What does Decatur have in common with San Francisco's Chinatown, the tony Chicago enclave of Evanston, Beaufort, South Carolina and a forward-thinking hamlet outside of Minneapolis? All of the above were named top 10 "great neighborhoods" in the United States last week by the American Planning Association, an independent nonprofit that pushes for smart community development. While Top 10 lists are a dime a dozen, it appears the APA did their homework on Decatur, our city-within-a-city that's been called "Berkeley Of The South." On the topics of Decatur's character and foresight in planning to ward off the soul-sucking effects of suburbanization, the APA was laudatory: "Constantly changing and evolving, downtown Decatur's character comes from the successful marriage of historic and contemporary buildings and uses," researchers wrote. "The emergence of downtown as a dynamic and prosperous neighborhood spans more than three decades and is a story of planning, commitment, patience, and investment."

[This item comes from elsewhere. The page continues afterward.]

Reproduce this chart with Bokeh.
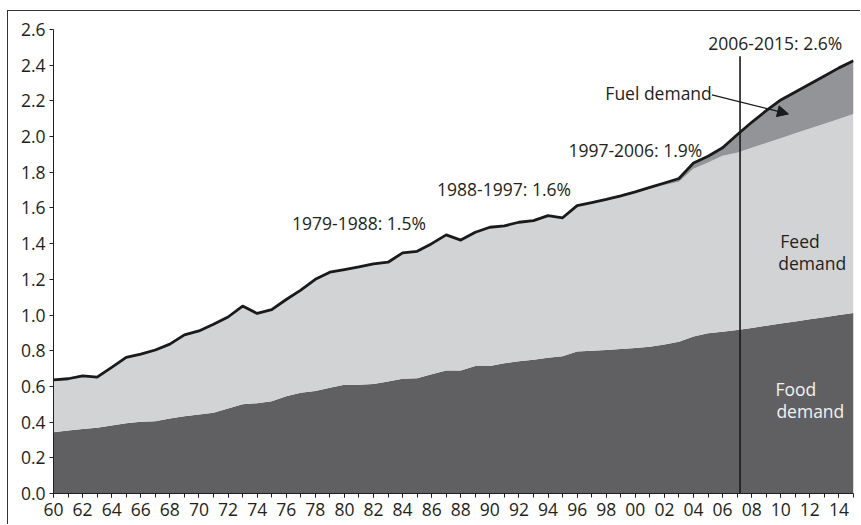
import numpy as np
from bokeh.plotting import figure
from bokeh.models import (ColumnDataSource, Range1d, FixedTicker, Label, Arrow,
                          NormalHead, NumeralTickFormatter)
from bokeh.embed import file_html
from bokeh.resources import INLINE

# ---------------- data ----------------
years = list(range(1960, 2016))

food = [0.343, 0.353, 0.362, 0.368, 0.381, 0.394, 0.402, 0.405, 0.420, 0.433,
        0.443, 0.452, 0.476, 0.500, 0.506, 0.517, 0.545, 0.565, 0.575, 0.592,
        0.609, 0.609, 0.614, 0.628, 0.643, 0.646, 0.668, 0.689, 0.689, 0.714,
        0.715, 0.730, 0.741, 0.750, 0.760, 0.769, 0.795, 0.800, 0.804, 0.809,
        0.816, 0.823, 0.835, 0.850, 0.880, 0.898, 0.907, 0.916, 0.928, 0.940,
        0.952, 0.964, 0.976, 0.988, 1.000, 1.011]

feed = [0.294, 0.290, 0.297, 0.284, 0.326, 0.369, 0.379, 0.399, 0.417, 0.456,
        0.468, 0.496, 0.513, 0.550, 0.503, 0.513, 0.542, 0.575, 0.625, 0.648,
        0.646, 0.661, 0.673, 0.668, 0.705, 0.711, 0.732, 0.760, 0.731, 0.750,
        0.777, 0.770, 0.779, 0.779, 0.797, 0.776, 0.818, 0.830, 0.844, 0.859,
        0.869, 0.884, 0.893, 0.897, 0.940, 0.957, 0.985, 0.994, 1.009, 1.024,
        1.038, 1.054, 1.069, 1.084, 1.099, 1.115]

fuel = [0.0] * 40 + [0.005, 0.008, 0.012, 0.018, 0.032, 0.035, 0.045, 0.100,
                     0.143, 0.181, 0.215, 0.232, 0.250, 0.268, 0.286, 0.299]

y_ticks = [0.0, 0.2, 0.4, 0.6, 0.8, 1.0, 1.2, 1.4, 1.6, 1.8, 2.0, 2.2, 2.4, 2.6]
x_ticks = [1960, 1962, 1964, 1966, 1968, 1970, 1972, 1974, 1976, 1978, 1980,
           1982, 1984, 1986, 1988, 1990, 1992, 1994, 1996, 1998, 2000, 2002,
           2004, 2006, 2008, 2010, 2012, 2014]
x_tick_labels = ["60", "62", "64", "66", "68", "70", "72", "74", "76", "78", "80",
                 "82", "84", "86", "88", "90", "92", "94", "96", "98", "00", "02",
                 "04", "06", "08", "10", "12", "14"]

split_year = 2007.2
split_top = 2.45

period_labels = ["1979-1988: 1.5%", "1988-1997: 1.6%", "1997-2006: 1.9%", "2006-2015: 2.6%"]
period_x = [1976.4, 1986.37, 1995.4, 2005.02]
period_y = [1.513, 1.709, 1.922, 2.524]

# ---------------- styling ----------------
FONT = "Open Sans"
FS = "17.5px"
TXT = "#231f20"
C_FOOD = "#606062"
C_FEED = "#d2d3d5"
C_FUEL = "#939497"

total = (np.array(food) + np.array(feed) + np.array(fuel)).tolist()
src = ColumnDataSource(dict(year=years, food=food, feed=feed, fuel=fuel, total=total))

p = figure(width=853, height=514, x_range=Range1d(1960, 2015), y_range=Range1d(0, 2.6),
           output_backend="svg", toolbar_location=None,
           min_border_left=45, min_border_right=8, min_border_top=18, min_border_bottom=32)
p.styles = {"margin-left": "7px", "margin-top": "10px",
            "border-top": "1px solid #333", "border-left": "1px solid #333"}
p.outline_line_color = None
p.xgrid.visible = False
p.ygrid.visible = False
p.background_fill_color = "white"

p.varea_stack(["food", "feed", "fuel"], x="year", color=[C_FOOD, C_FEED, C_FUEL], source=src)
p.line("year", "total", source=src, line_color="#1a1a1a", line_width=2.8, line_join="round")

p.segment(x0=[split_year], y0=[0], x1=[split_year], y1=[split_top], line_color="#1a1a1a", line_width=1.6)

# axes
xa = p.xaxis[0]
xa.ticker = FixedTicker(ticks=x_ticks, minor_ticks=years)
xa.major_label_overrides = {t: l for t, l in zip(x_ticks, x_tick_labels)}
xa.major_tick_in = 0
xa.major_tick_out = 4
xa.minor_tick_in = 0
xa.minor_tick_out = 4
xa.major_label_standoff = 5
xa.major_label_text_font = FONT
xa.major_label_text_font_size = FS
xa.major_label_text_color = TXT
xa.axis_line_color = TXT
xa.major_tick_line_color = TXT
xa.minor_tick_line_color = TXT

ya = p.yaxis[0]
ya.ticker = FixedTicker(ticks=y_ticks)
ya.formatter = NumeralTickFormatter(format="0.0")
ya.major_tick_in = 0
ya.major_tick_out = 4
ya.minor_tick_line_color = None
ya.major_label_standoff = 4
ya.major_label_text_font = FONT
ya.major_label_text_font_size = FS
ya.major_label_text_color = TXT
ya.axis_line_color = TXT
ya.major_tick_line_color = TXT

# annotations
for t, x, y in zip(period_labels, period_x, period_y):
    p.add_layout(Label(x=x, y=y, text=t, text_font=FONT, text_font_size=FS,
                       text_color=TXT, text_baseline="middle", text_align="left"))

p.add_layout(Label(x=1997.94, y=2.246, text="Fuel demand", text_font=FONT, text_font_size=FS,
                   text_color=TXT, text_baseline="middle"))
p.add_layout(Arrow(x_start=2005.27, y_start=2.234, x_end=2010.53, y_end=2.127,
                   line_color="#1a1a1a", line_width=1.3,
                   end=NormalHead(size=11, fill_color="#1a1a1a", line_color="#1a1a1a")))

p.add_layout(Label(x=2009.97, y=1.417, text="Feed", text_font=FONT, text_font_size=FS,
                   text_color=TXT, text_baseline="middle"))
p.add_layout(Label(x=2009.83, y=1.294, text="demand", text_font=FONT, text_font_size=FS,
                   text_color=TXT, text_baseline="middle"))
p.add_layout(Label(x=2009.63, y=0.583, text="Food", text_font=FONT, text_font_size=FS,
                   text_color="#f2f2f2", text_baseline="middle"))
p.add_layout(Label(x=2009.7, y=0.465, text="demand", text_font=FONT, text_font_size=FS,
                   text_color="#f2f2f2", text_baseline="middle"))

open("out.html", "w").write(file_html(p, INLINE))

The scope of the APA's focus was a 100-acre area, all within a ½ mile of Decatur's Old Courthouse Square. They cite a 1982 Decatur Town Center Plan as the cornerstone of the neighborhood's vitality. "More than a half dozen subsequent plans — streetscape, transportation, strategic — built upon this vision," the APA writes, "ultimately returning downtown to the prominent role it played in the 1950s, before the rise of suburbanization."

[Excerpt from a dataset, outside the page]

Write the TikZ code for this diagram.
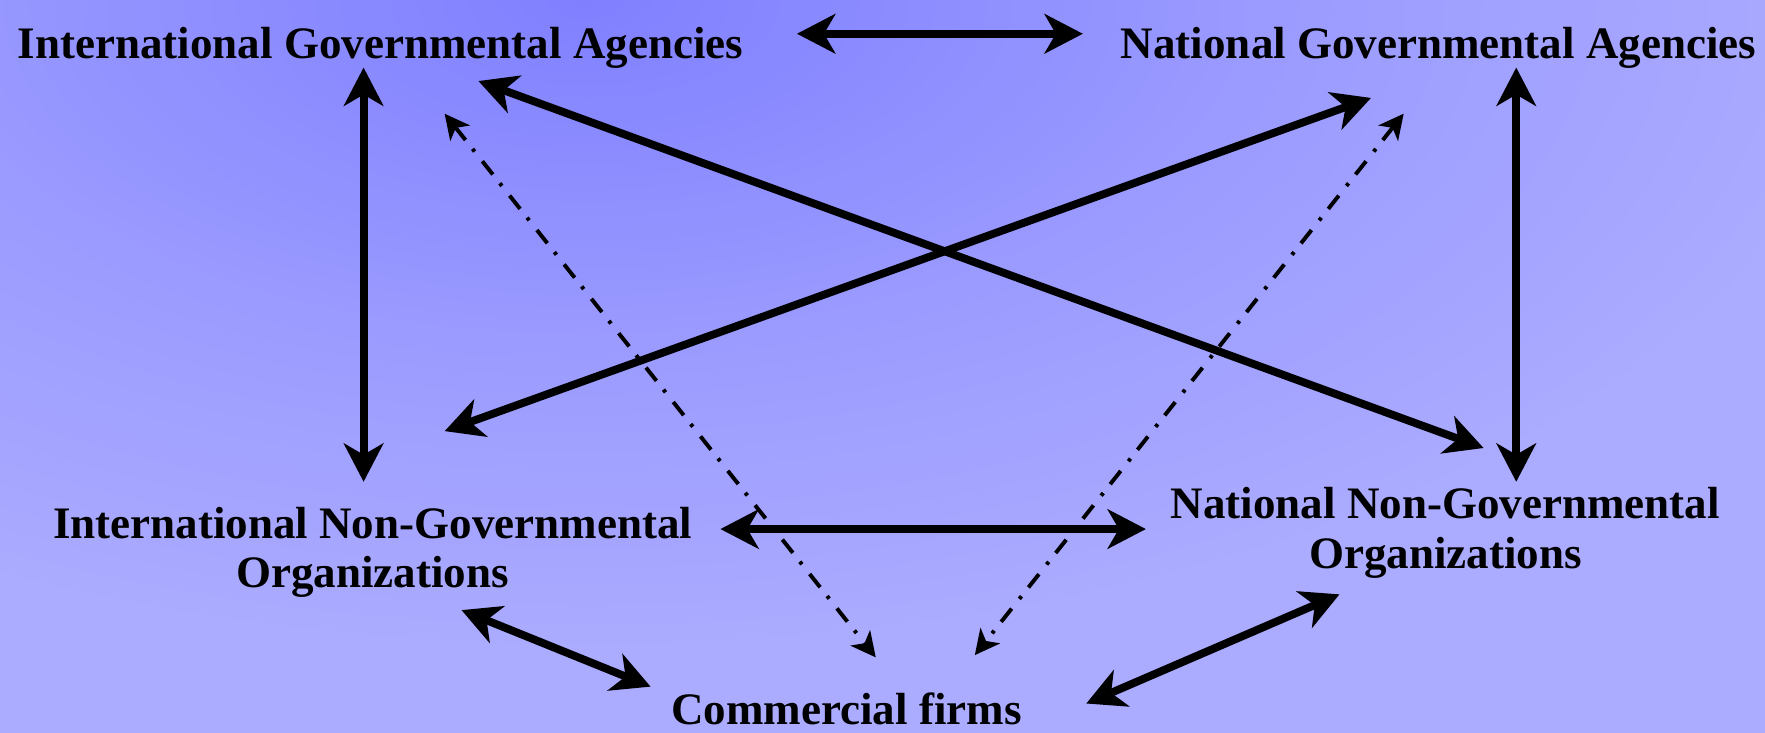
\documentclass[tikz,border=0pt]{standalone}
\usepackage{fontspec}
\setmainfont{Liberation Serif}
\usetikzlibrary{arrows.meta}
\definecolor{bgA}{RGB}{128,128,255}
\definecolor{bgB}{RGB}{156,156,255}
\definecolor{bgC}{RGB}{171,171,255}
\pgfdeclareradialshading{bgshade}{\pgfpoint{0bp}{0bp}}{color(0bp)=(bgA); color(14bp)=(bgB); color(25bp)=(bgC); color(50bp)=(bgC)}
\begin{document}
\begin{tikzpicture}[x=1pt,y=-1pt,
  lbl/.style={font=\fontsize{40}{44}\selectfont\bfseries, inner sep=0pt, align=center, anchor=base},
  solidlink/.style={line width=7pt, {Stealth[length=34pt,width=35pt,inset=10pt]}-{Stealth[length=34pt,width=35pt,inset=10pt]}},
  dotlink/.style={line width=3.5pt, dash pattern=on 15pt off 10pt on 3pt off 11pt, {Stealth[length=22pt,width=22pt,inset=6pt]}-{Stealth[length=22pt,width=22pt,inset=6pt]}}]
% background
\fill[bgC] (0,0) rectangle (1568,651);
\begin{scope}
\clip (0,0) rectangle (1568,651);
\shade[shading=bgshade] (520,0) ellipse [x radius=1150, y radius=580];
\end{scope}
\useasboundingbox (0,0) rectangle (1568,651);
% labels
\node[lbl] (iga) at (338,52) {International Governmental Agencies};
\node[lbl] (nga) at (1278,52) {National Governmental Agencies};
\node[lbl] (ingo) at (331,522) {International Non-Governmental\\Organizations};
\node[lbl] (nngo) at (1284,505) {National Non-Governmental\\Organizations};
\node[lbl] (cf) at (752,644) {Commercial firms};
% connector ends
\coordinate (igaE) at (708,30);
\coordinate (ngaW) at (962,30);
\coordinate (igaS) at (323,60);
\coordinate (ingoN) at (323,428);
\coordinate (ngaS) at (1347,60);
\coordinate (nngoN) at (1347,428);
\coordinate (igaSE) at (425,72);
\coordinate (nngoNW) at (1318,398);
\coordinate (ngaSW) at (1218,87);
\coordinate (ingoNE) at (395,383);
\coordinate (ingoE) at (640,470);
\coordinate (nngoW) at (1018,470);
\coordinate (ingoSE) at (410,542);
\coordinate (cfNW) at (578,610);
\coordinate (nngoSW) at (1190,528);
\coordinate (cfNE) at (965,625);
\coordinate (igaD) at (395,101);
\coordinate (cfD1) at (778,584);
\coordinate (ngaD) at (1247,101);
\coordinate (cfD2) at (866,582);
% connectors
\draw[solidlink] (igaE) -- (ngaW);
\draw[solidlink] (igaS) -- (ingoN);
\draw[solidlink] (ngaS) -- (nngoN);
\draw[solidlink] (igaSE) -- (nngoNW);
\draw[solidlink] (ngaSW) -- (ingoNE);
\draw[solidlink] (ingoE) -- (nngoW);
\draw[solidlink] (ingoSE) -- (cfNW);
\draw[solidlink] (nngoSW) -- (cfNE);
\draw[dotlink] (igaD) -- (cfD1);
\draw[dotlink] (ngaD) -- (cfD2);
\end{tikzpicture}
\end{document}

Among those plans was a 1995 streetscape initiative that put downtown on a "road diet" — meaning lane widths were reduced and sidewalks widened. What's more, the streetscape was injected with 400 trees, public art and "upgraded street furnishings." But the true feather in Decatur's cap, according to the APA, was the completion of MARTA station upgrades in 2007. "The station — which connects Decatur to Atlanta and lies beneath Old Courthouse Square, the neighborhood's living room — had been an aesthetic concern since it opened in 1979," the APA writes. "During the past 25 years, the city secured more than $10 million to improve the station and enhance the surrounding streetscape." What's more, the APA tabulated more than 150 unique, locally owned restaurants and businesses in downtown Decatur.
It's all very interesting, and that MARTA station initiative sounds familiar. Where else in Atlanta might benefit from following Decatur's lead?